Krótka rozmowa z Dariuszem Mazurem przed sobotnim meczem Wigry Suwałki- Chrobry Głogów ( początek o godz.15.00).
– Pod koniec sierpnia Wigry zasiadały w fotelu lidera, a na początku października są prawie na dnie tabeli. Jak wytłumaczyć ten nagły kryzys?
Dariusz Mazur, prezes SKS Wigry Suwałki: Ta liga jest szalenie wyrównana i jeszcze nie raz się o tym przekonamy. Nasz zespół nie zasługuje na tak odległą pozycję w tabeli. Wszystkie mecze, które ostatnio przegraliśmy, przegraliśmy minimalnie, bo jedną bramką. Tak naprawdę decydowały o tym szczegóły. Zrobiliśmy ostatnio wiele, aby te niuanse zaczęły teraz działać na naszą korzyść i najwyższa pora udowodnić to na boisku. Bardzo mocno liczę też na to, że w przerwaniu tej fatalnej passy pomogą zawodnicy, którzy w końcu wrócą do gry po dłuższej przerwie spowodowanej kontuzjami.

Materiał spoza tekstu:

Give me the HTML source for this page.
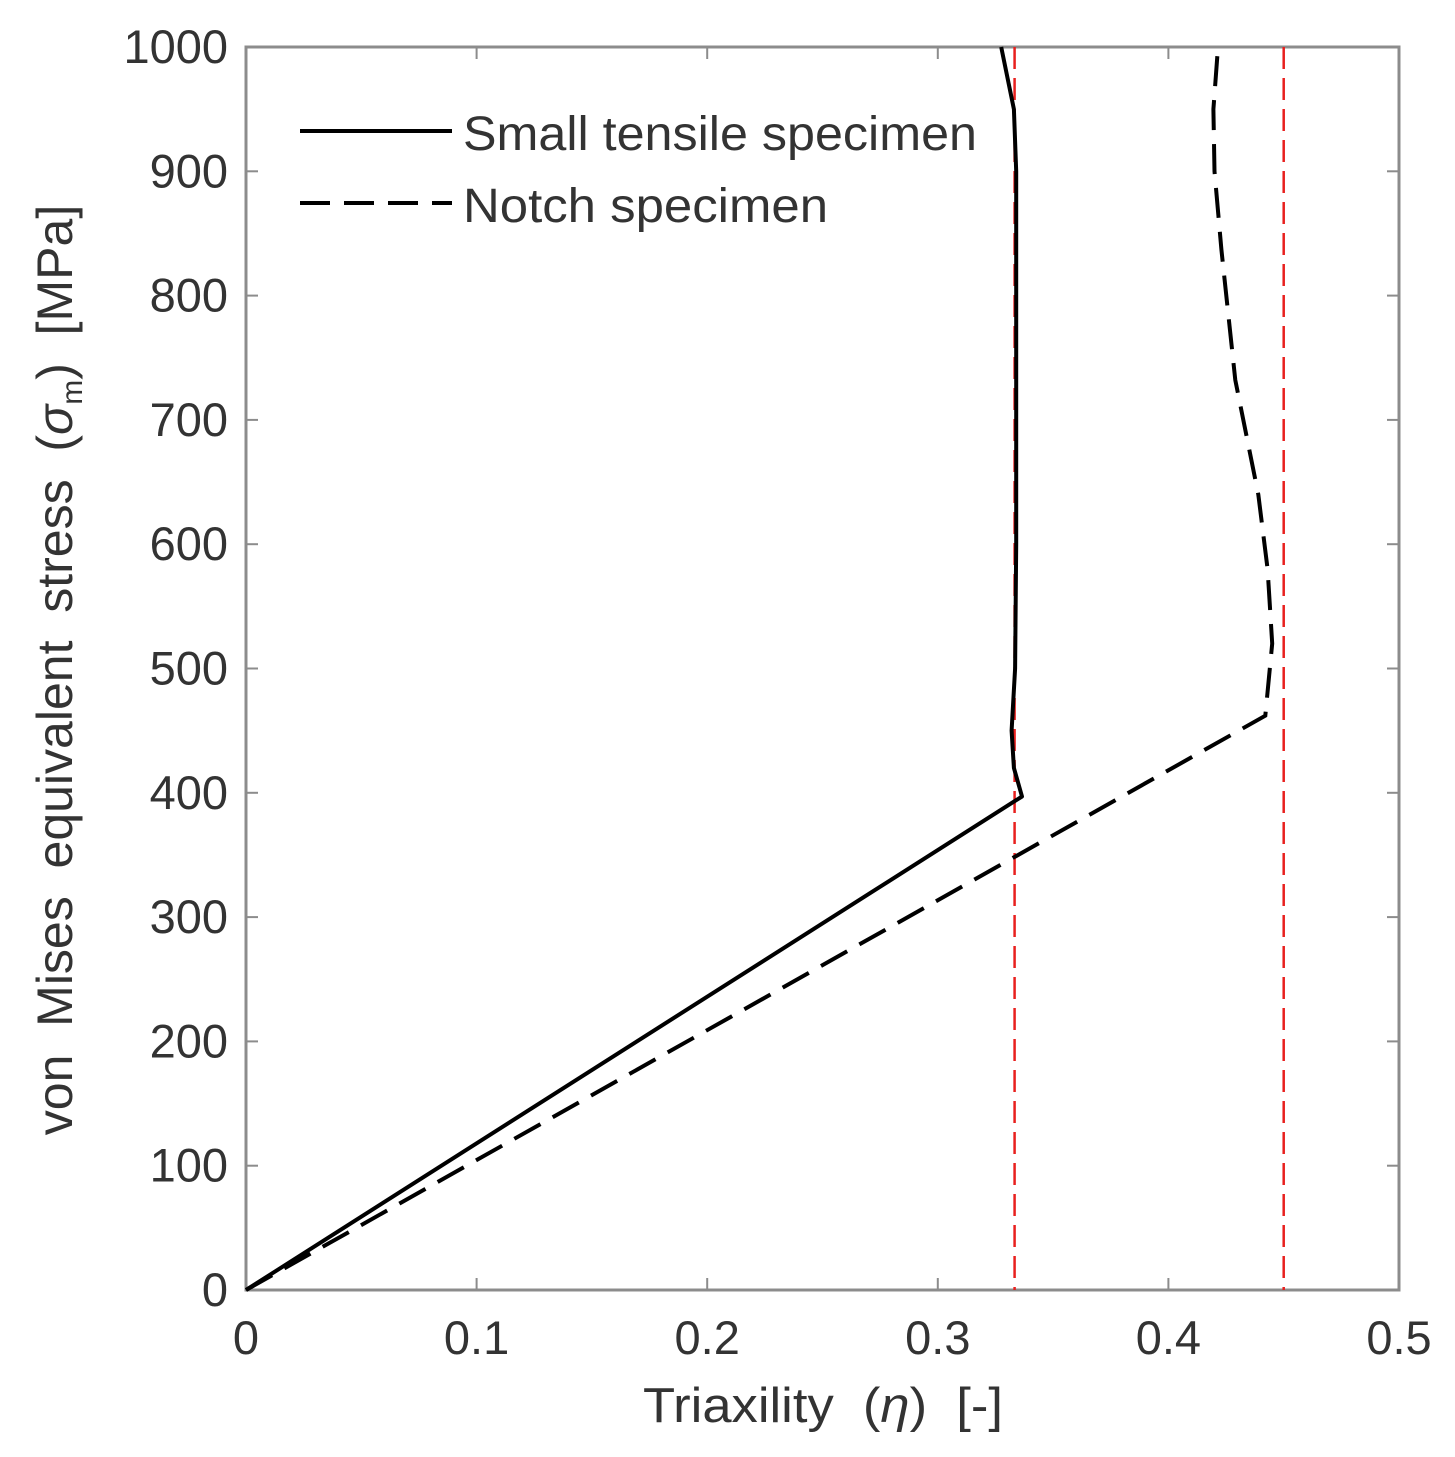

– Nie martwi Pana, że na meczach Wigier w Suwałkach jest coraz mniej kibiców?
– Oczywiście, że martwi. Jednak mam nadzieję, że to się szybko zmieni. Musimy wrócić do wygrywania i to już w najbliższym, sobotnim meczu. To będzie doskonały moment na przerwanie czarnej passy, a także znakomita okazja dla prawdziwych kibiców, by udowodnili, że nie są tylko kibicami sukcesu. Wierzę, że piłkarze będą mogli liczyć w sobotę na gorące wsparcie z trybun, które poniesie zespół do dobrej, skutecznej gry. Nie jest sztuką wspierać drużynę gdy jest na fali, sztuką jest być z nią w najtrudniejszych chwilach. Zresztą, w tej trudnej dla nas wszystkich chwili postanowiliśmy zrobić ukłon w stronę naszych kibiców w postaci biletów za symboliczną złotówkę na trybunę zachodnią i specjalnej promocji rodzinnej na trybunę wschodnią. Cała rodzina będzie mogła wejść na nową trybunę w cenie jednego biletu normalnego za 12 złotych. Zapraszam wszystkich na mecz, zagrajmy razem!